Xylazine

Name: Xylazine

Trade Name(s): Rompun, Anased, Xylazine HCl Injection

Preparation: Sterile injectable liquid packaged in 20 ml vials with a concentration of 20 mg/ml, or 50 ml vials with a concentration of 100 mg/ml.

Description: Xylazine is an alpha-2-adrenergic agonist sedative with analgesic properties.

Availability: Xylazine is a prescription drug.

Indications: Used alone for short minor manipulations or minor surgical procedures.  See below for use in combination with other drugs for anesthesia.

Dosage: Consult the laboratory animal veterinarian.

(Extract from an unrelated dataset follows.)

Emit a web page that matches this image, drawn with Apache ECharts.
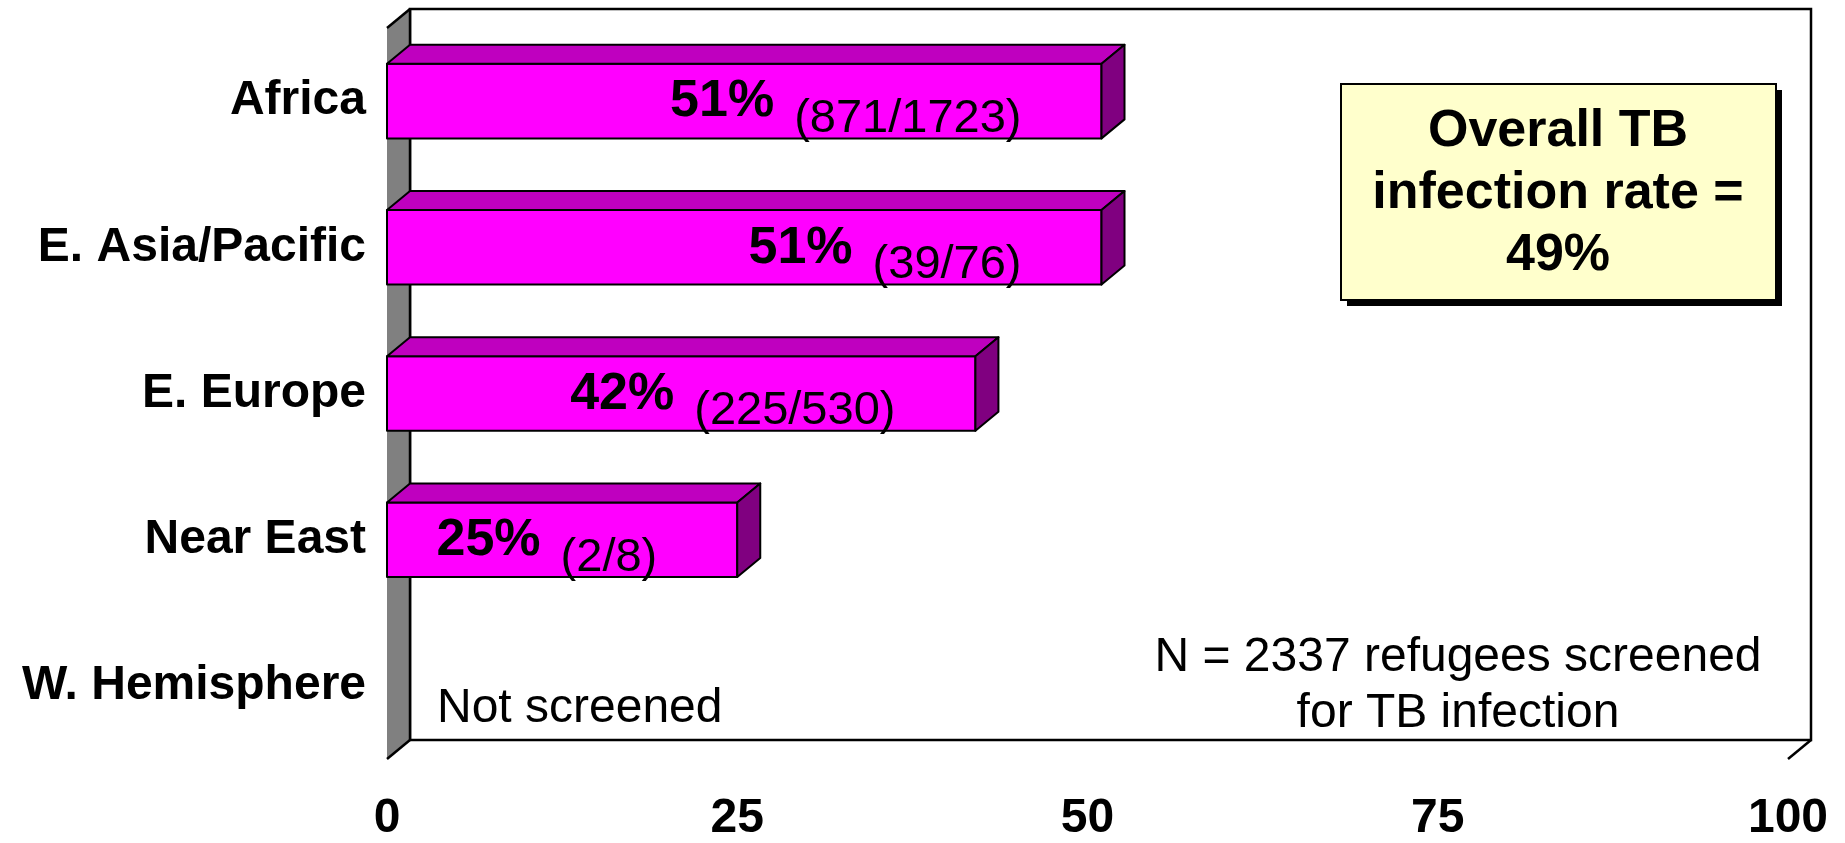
<!DOCTYPE html>
<html><head><meta charset="utf-8">
<script src="https://cdn.jsdelivr.net/npm/echarts/dist/echarts.min.js"></script>
<style>html,body{margin:0;padding:0;background:#fff}#c{width:1845px;height:843px}</style>
</head><body><div id="c"></div>
<script>
// ---- data ----
const categories = ['Africa', 'E. Asia/Pacific', 'E. Europe', 'Near East', 'W. Hemisphere'];
const rates = [51, 51, 42, 25, null];
const pctLabels = ['51%', '51%', '42%', '25%', ''];
const countLabels = ['(871/1723)', '(39/76)', '(225/530)', '(2/8)', ''];
const notes = ['', '', '', '', 'Not screened'];
const xTicks = [0, 25, 50, 75, 100];
const boxLines = ['Overall TB', 'infection rate =', '49%'];
const footLines = ['N = 2337 refugees screened', 'for TB infection'];

// ---- style ----
const FF = "'Liberation Sans', Arial, sans-serif";
const BOLD_FONT = 'bold 52px ' + FF;
const REG_FONT = '47px ' + FF;
const NOTE_FONT = '48px ' + FF;
const DX = 23, DY = 19;

const cv = document.createElement('canvas').getContext('2d');
function measure(t, font) { cv.font = font; return cv.measureText(t).width; }

const chart = echarts.init(document.getElementById('c'), null, {renderer: 'canvas'});

const barData = [];
rates.forEach((v, i) => { if (v !== null) barData.push([v, i]); });
const noteData = notes.map((n, i) => [0, i]);

const option = {
  animation: false,
  backgroundColor: '#fff',
  grid: {left: 387, right: 57, top: 28, bottom: 78},
  xAxis: {
    type: 'value', min: xTicks[0], max: xTicks[xTicks.length - 1], interval: 25,
    axisLine: {show: false}, axisTick: {show: false}, splitLine: {show: false},
    axisLabel: {color: '#000', fontSize: 48, fontWeight: 'bold', fontFamily: FF, margin: 36,
      formatter: v => xTicks.includes(v) ? String(v) : ''}
  },
  yAxis: {
    type: 'category', inverse: true, data: categories,
    axisLine: {show: false}, axisTick: {show: false}, splitLine: {show: false},
    axisLabel: {color: '#000', fontSize: 48, fontWeight: 'bold', fontFamily: FF, margin: 21,
      padding: [4, 0, 0, 0]}
  },
  series: [
    {
      type: 'custom', name: 'frame', silent: true, clip: false, z: 1,
      data: [[0, 0]],
      encode: {x: 0, y: 1},
      renderItem: function (params, api) {
        const cs = params.coordSys;
        const x0 = cs.x, y0 = cs.y, x1 = cs.x + cs.width, y1 = cs.y + cs.height;
        const ls = {stroke: '#000', lineWidth: 2.5};
        return {type: 'group', children: [
          {type: 'rect', shape: {x: x0 + DX, y: y0 - DY, width: cs.width, height: cs.height},
            style: {fill: '#fff', stroke: '#000', lineWidth: 2.5}},
          {type: 'polygon', shape: {points: [[x0, y0], [x0 + DX, y0 - DY], [x0 + DX, y1 - DY], [x0, y1]]},
            style: {fill: '#808080'}},
          {type: 'line', shape: {x1: x0, y1: y0, x2: x0 + DX, y2: y0 - DY}, style: ls},
          {type: 'line', shape: {x1: x0, y1: y1, x2: x0 + DX, y2: y1 - DY}, style: ls},
          {type: 'line', shape: {x1: x0 + DX, y1: y0 - DY, x2: x0 + DX, y2: y1 - DY}, style: ls},
          {type: 'line', shape: {x1: x1, y1: y1, x2: x1 + DX, y2: y1 - DY}, style: ls}
        ]};
      }
    },
    {
      type: 'custom', name: 'bars', clip: false, z: 3,
      data: barData,
      encode: {x: 0, y: 1},
      renderItem: function (params, api) {
        const v = api.value(0), idx = api.value(1);
        const end = api.coord([v, idx]);
        const start = api.coord([0, idx]);
        const h = api.size([0, 1])[1] * 0.51;
        const top = end[1] - h / 2, bot = end[1] + h / 2;
        const xs = start[0], xe = end[0];
        const st = {stroke: '#000', lineWidth: 2, lineJoin: 'round'};
        const children = [
          {type: 'polygon', shape: {points: [[xs, top], [xe, top], [xe, bot], [xs, bot]]},
            style: Object.assign({fill: '#FF00FF'}, st)},
          {type: 'polygon', shape: {points: [[xs, top], [xs + DX, top - DY], [xe + DX, top - DY], [xe, top]]},
            style: Object.assign({fill: '#BF00BF'}, st)},
          {type: 'polygon', shape: {points: [[xe, top], [xe + DX, top - DY], [xe + DX, bot - DY], [xe, bot]]},
            style: Object.assign({fill: '#800080'}, st)}
        ];
        const p = pctLabels[idx], c = countLabels[idx];
        const wc = measure(c, REG_FONT);
        const right = xe - 80;
        children.push({type: 'text', style: {text: c, x: right, y: end[1] + 18, align: 'right',
          verticalAlign: 'middle', font: REG_FONT, fill: '#000'}});
        children.push({type: 'text', style: {text: p, x: right - wc - 20, y: end[1] + 1, align: 'right',
          verticalAlign: 'middle', font: BOLD_FONT, fill: '#000'}});
        return {type: 'group', children: children};
      }
    },
    {
      type: 'custom', name: 'notes', silent: true, clip: false, z: 4,
      data: noteData,
      encode: {x: 0, y: 1},
      renderItem: function (params, api) {
        const idx = api.value(1);
        if (!notes[idx]) return null;
        const p = api.coord([0, idx]);
        return {type: 'text', style: {text: notes[idx], x: p[0] + 50, y: p[1] + 23, align: 'left',
          verticalAlign: 'middle', font: NOTE_FONT, fill: '#000'}};
      }
    }
  ],
  graphic: [
    {type: 'rect', z: 10, shape: {x: 1347, y: 90, width: 435, height: 216}, style: {fill: '#000'}},
    {type: 'rect', z: 11, shape: {x: 1341, y: 84, width: 435, height: 216},
      style: {fill: '#FFFFCC', stroke: '#000', lineWidth: 2}},
    ...boxLines.map((t, i) => ({type: 'text', z: 12, x: 1558, y: 132 + i * 62,
      style: {text: t, align: 'center', verticalAlign: 'middle', font: 'bold 52px ' + FF, fill: '#000'}})),
    ...footLines.map((t, i) => ({type: 'text', z: 12, x: 1458, y: 658 + i * 56,
      style: {text: t, align: 'center', verticalAlign: 'middle', font: '48px ' + FF, fill: '#000',
        textShadowColor: '#a0a0a0', textShadowOffsetX: 2, textShadowOffsetY: 2, textShadowBlur: 0}}))
  ]
};
chart.setOption(option);
</script>
</body></html>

Routes of administration: Intramuscular, subcutaneous, or intravenous

Duration of action: Sedation lasts a few hours; the analgesia is of shorter duration.  ROMPUN is a potent sedative and analgesic as well as a muscle relaxant. Its sedative and analgesic activity is related to central nervous system depression. Its muscle-relaxant effect is based on inhibition of the intraneural transmission of impulses In the central nervous system.  Sedation develops within 10-15 minutes after intramuscular injection and within 3-5 minutes following intravenous administration.

Mechanism of analgesic action: Xylazine is an alpha-2-adrenergic agonist sedative with analgesic properties.  Its sedative properties relate to central nervous system depression.  The muscle ­relaxant properties relate to inhibition of the Intraneural transmission of Impulses In the central nervous system.

Clinical pharmacology: The sedation and muscle relaxation produce a sleep-like state, with decreased respiratory and heart rates.  There is significant depression of respiration and heart rate.  The decrease in heart rate is related to a transient change in conductivity of cardiac muscle due to a partial atrioventricular block.

Physiological effects:

         Cardiovascular: Significant depession of heart rate

         Respiratory: Significant respiratory depression

Drug Interactions: Should not be used in combination with other tranquilisers.  There are additive effects when used in combination with anesthetics or analgesics and then required doses would be lower.

Notes: In dogs and cats vomiting may occur soon after administration of xylazine.

References:

Compendium of Veterinary Products, 6th Ed.  1999.  Canadian Animal Health Institute. North American Compendiums, Hensall, Ontario

Pain Management in Animals.  2000  Flecknell P and Waterman-Pearson A (eds). WB Saunders, London  184pp

Laboratory Animal Anesthesia.  1996.  Flecknell P.  Academic Press, London.  274 pp.